-- START --

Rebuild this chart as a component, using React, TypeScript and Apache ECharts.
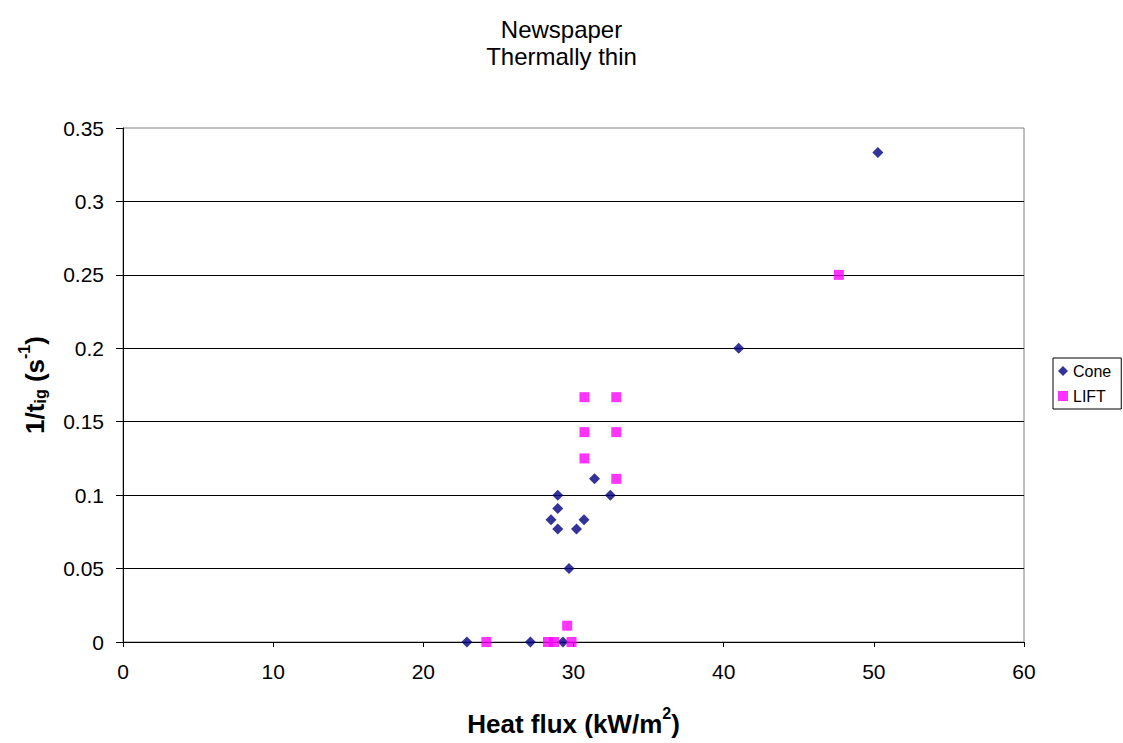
import React, { useEffect, useRef } from "react";
import * as echarts from "echarts";

const titleLines = ["Newspaper", "Thermally thin"];
const xTicks = { min: 0, max: 60, interval: 10 };
const yTicks = { min: 0, max: 0.35, interval: 0.05 };

const coneSeries: [number, number][] = [
  [22.9, 0],
  [27.13, 0],
  [29.3, 0],
  [28.95, 0.1],
  [28.95, 0.0909],
  [28.5, 0.0833],
  [28.95, 0.0769],
  [30.7, 0.0833],
  [30.2, 0.0769],
  [31.4, 0.1111],
  [32.45, 0.1],
  [29.7, 0.05],
  [41.0, 0.2],
  [50.27, 0.3333],
];

const liftSeries: [number, number][] = [
  [24.2, 0],
  [28.3, 0],
  [28.7, 0],
  [29.87, 0],
  [29.58, 0.0111],
  [30.73, 0.1667],
  [30.73, 0.1429],
  [30.73, 0.125],
  [32.85, 0.1667],
  [32.85, 0.1429],
  [32.85, 0.1111],
  [47.67, 0.25],
];

const FONT = "'Liberation Sans', Arial, sans-serif";

export default function App() {
  const ref = useRef<HTMLDivElement>(null);
  useEffect(() => {
    if (!ref.current) return;
    const chart = echarts.init(ref.current, undefined, { renderer: "svg" });
    chart.setOption({
      animation: false,
      backgroundColor: "#fff",
      textStyle: { fontFamily: FONT, color: "#000" },
      title: {
        text: titleLines.join("\n"),
        left: "center",
        top: 11,
        textStyle: {
          fontFamily: FONT,
          fontSize: 24,
          fontWeight: "normal",
          color: "#000",
          lineHeight: 27,
        },
      },
      legend: {
        orient: "vertical",
        left: 1053,
        top: 358,
        padding: [5, 10, 5, 5],
        itemWidth: 10,
        itemHeight: 10,
        itemGap: 9,
        borderColor: "#000",
        borderWidth: 1,
        textStyle: { fontFamily: FONT, fontSize: 16, color: "#000" },
        data: [
          { name: "Cone", icon: "diamond" },
          { name: "LIFT", icon: "rect" },
        ],
      },
      grid: {
        left: 123,
        top: 128,
        right: 99,
        bottom: 101,
        show: true,
        borderColor: "#808080",
        borderWidth: 1,
        containLabel: false,
        outerBoundsMode: "none",
      },
      xAxis: {
        type: "value",
        min: xTicks.min,
        max: xTicks.max,
        interval: xTicks.interval,
        axisLine: { show: true, lineStyle: { color: "#000", width: 1 } },
        axisTick: { show: true, inside: false, length: 5, lineStyle: { color: "#000" } },
        axisLabel: { fontFamily: FONT, fontSize: 21, color: "#000", margin: 19 },
        splitLine: { show: false },
        name: "{b|Heat flux (kW/m}{sup|2}{b|)}",
        nameLocation: "middle",
        nameGap: 63,
        nameTextStyle: {
          rich: {
            b: { fontFamily: FONT, fontSize: 26, fontWeight: "bold", color: "#000", verticalAlign: "bottom", lineHeight: 32 },
            sup: { fontFamily: FONT, fontSize: 16, fontWeight: "bold", color: "#000", verticalAlign: "top", lineHeight: 32 },
          },
        },
      },
      yAxis: {
        type: "value",
        min: yTicks.min,
        max: yTicks.max,
        interval: yTicks.interval,
        axisLine: { show: true, lineStyle: { color: "#000", width: 1 } },
        axisTick: { show: true, inside: false, length: 7, lineStyle: { color: "#000" } },
        axisLabel: { fontFamily: FONT, fontSize: 21, color: "#000", margin: 19 },
        splitLine: { show: true, showMaxLine: false, lineStyle: { color: "#000", width: 1 } },
        name: "{b|1/t}{sub|ig}{b| (s}{sup|-1}{b|)}",
        nameLocation: "middle",
        nameRotate: 90,
        nameGap: 75,
        nameTextStyle: {
          rich: {
            b: { fontFamily: FONT, fontSize: 26, fontWeight: "bold", color: "#000", verticalAlign: "bottom", lineHeight: 32 },
            sub: { fontFamily: FONT, fontSize: 16, fontWeight: "bold", color: "#000", verticalAlign: "bottom", lineHeight: 26 },
            sup: { fontFamily: FONT, fontSize: 16, fontWeight: "bold", color: "#000", verticalAlign: "top", lineHeight: 32 },
          },
        },
      },
      series: [
        {
          name: "Cone",
          type: "scatter",
          symbol: "diamond",
          symbolSize: 11,
          itemStyle: { color: "#000080" },
          data: coneSeries,
        },
        {
          name: "LIFT",
          type: "scatter",
          symbol: "rect",
          symbolSize: 10,
          itemStyle: { color: "#FF00FF" },
          data: liftSeries,
        },
      ],
    });
    return () => chart.dispose();
  }, []);
  return (
    <div
      ref={ref}
      style={{ position: "absolute", left: 0, top: 0, width: 1123, height: 743 }}
    />
  );
}
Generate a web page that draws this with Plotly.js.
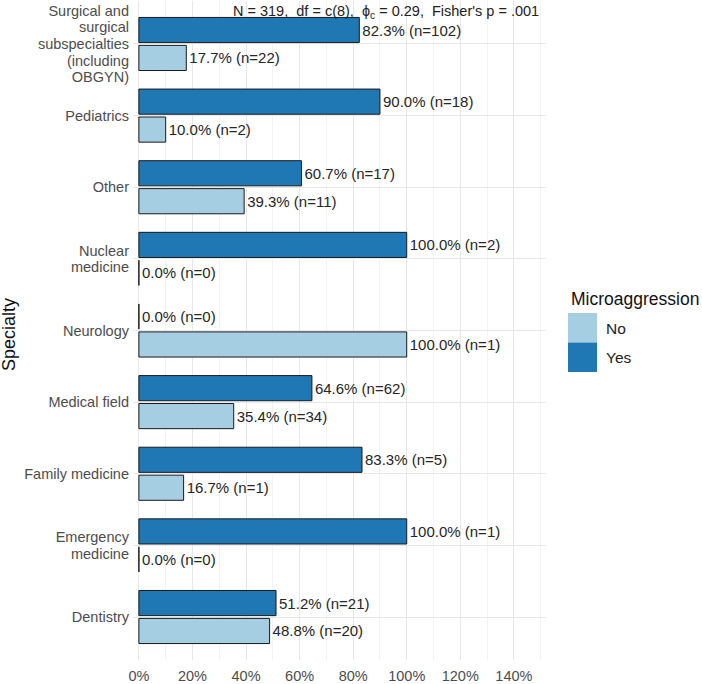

-- END --

Task instructions – Your task is to reproduce all of the material exactly. The pictures stay out.

Written answer –
Rebuild this chart as a component, using React, TypeScript and Apache ECharts.
import React, { useEffect, useRef } from "react";
import * as echarts from "echarts";

const titleLines = ["Newspaper", "Thermally thin"];
const xTicks = { min: 0, max: 60, interval: 10 };
const yTicks = { min: 0, max: 0.35, interval: 0.05 };

const coneSeries: [number, number][] = [
  [22.9, 0],
  [27.13, 0],
  [29.3, 0],
  [28.95, 0.1],
  [28.95, 0.0909],
  [28.5, 0.0833],
  [28.95, 0.0769],
  [30.7, 0.0833],
  [30.2, 0.0769],
  [31.4, 0.1111],
  [32.45, 0.1],
  [29.7, 0.05],
  [41.0, 0.2],
  [50.27, 0.3333],
];

const liftSeries: [number, number][] = [
  [24.2, 0],
  [28.3, 0],
  [28.7, 0],
  [29.87, 0],
  [29.58, 0.0111],
  [30.73, 0.1667],
  [30.73, 0.1429],
  [30.73, 0.125],
  [32.85, 0.1667],
  [32.85, 0.1429],
  [32.85, 0.1111],
  [47.67, 0.25],
];

const FONT = "'Liberation Sans', Arial, sans-serif";

export default function App() {
  const ref = useRef<HTMLDivElement>(null);
  useEffect(() => {
    if (!ref.current) return;
    const chart = echarts.init(ref.current, undefined, { renderer: "svg" });
    chart.setOption({
      animation: false,
      backgroundColor: "#fff",
      textStyle: { fontFamily: FONT, color: "#000" },
      title: {
        text: titleLines.join("\n"),
        left: "center",
        top: 11,
        textStyle: {
          fontFamily: FONT,
          fontSize: 24,
          fontWeight: "normal",
          color: "#000",
          lineHeight: 27,
        },
      },
      legend: {
        orient: "vertical",
        left: 1053,
        top: 358,
        padding: [5, 10, 5, 5],
        itemWidth: 10,
        itemHeight: 10,
        itemGap: 9,
        borderColor: "#000",
        borderWidth: 1,
        textStyle: { fontFamily: FONT, fontSize: 16, color: "#000" },
        data: [
          { name: "Cone", icon: "diamond" },
          { name: "LIFT", icon: "rect" },
        ],
      },
      grid: {
        left: 123,
        top: 128,
        right: 99,
        bottom: 101,
        show: true,
        borderColor: "#808080",
        borderWidth: 1,
        containLabel: false,
        outerBoundsMode: "none",
      },
      xAxis: {
        type: "value",
        min: xTicks.min,
        max: xTicks.max,
        interval: xTicks.interval,
        axisLine: { show: true, lineStyle: { color: "#000", width: 1 } },
        axisTick: { show: true, inside: false, length: 5, lineStyle: { color: "#000" } },
        axisLabel: { fontFamily: FONT, fontSize: 21, color: "#000", margin: 19 },
        splitLine: { show: false },
        name: "{b|Heat flux (kW/m}{sup|2}{b|)}",
        nameLocation: "middle",
        nameGap: 63,
        nameTextStyle: {
          rich: {
            b: { fontFamily: FONT, fontSize: 26, fontWeight: "bold", color: "#000", verticalAlign: "bottom", lineHeight: 32 },
            sup: { fontFamily: FONT, fontSize: 16, fontWeight: "bold", color: "#000", verticalAlign: "top", lineHeight: 32 },
          },
        },
      },
      yAxis: {
        type: "value",
        min: yTicks.min,
        max: yTicks.max,
        interval: yTicks.interval,
        axisLine: { show: true, lineStyle: { color: "#000", width: 1 } },
        axisTick: { show: true, inside: false, length: 7, lineStyle: { color: "#000" } },
        axisLabel: { fontFamily: FONT, fontSize: 21, color: "#000", margin: 19 },
        splitLine: { show: true, showMaxLine: false, lineStyle: { color: "#000", width: 1 } },
        name: "{b|1/t}{sub|ig}{b| (s}{sup|-1}{b|)}",
        nameLocation: "middle",
        nameRotate: 90,
        nameGap: 75,
        nameTextStyle: {
          rich: {
            b: { fontFamily: FONT, fontSize: 26, fontWeight: "bold", color: "#000", verticalAlign: "bottom", lineHeight: 32 },
            sub: { fontFamily: FONT, fontSize: 16, fontWeight: "bold", color: "#000", verticalAlign: "bottom", lineHeight: 26 },
            sup: { fontFamily: FONT, fontSize: 16, fontWeight: "bold", color: "#000", verticalAlign: "top", lineHeight: 32 },
          },
        },
      },
      series: [
        {
          name: "Cone",
          type: "scatter",
          symbol: "diamond",
          symbolSize: 11,
          itemStyle: { color: "#000080" },
          data: coneSeries,
        },
        {
          name: "LIFT",
          type: "scatter",
          symbol: "rect",
          symbolSize: 10,
          itemStyle: { color: "#FF00FF" },
          data: liftSeries,
        },
      ],
    });
    return () => chart.dispose();
  }, []);
  return (
    <div
      ref={ref}
      style={{ position: "absolute", left: 0, top: 0, width: 1123, height: 743 }}
    />
  );
}
Generate a web page that draws this with Plotly.js.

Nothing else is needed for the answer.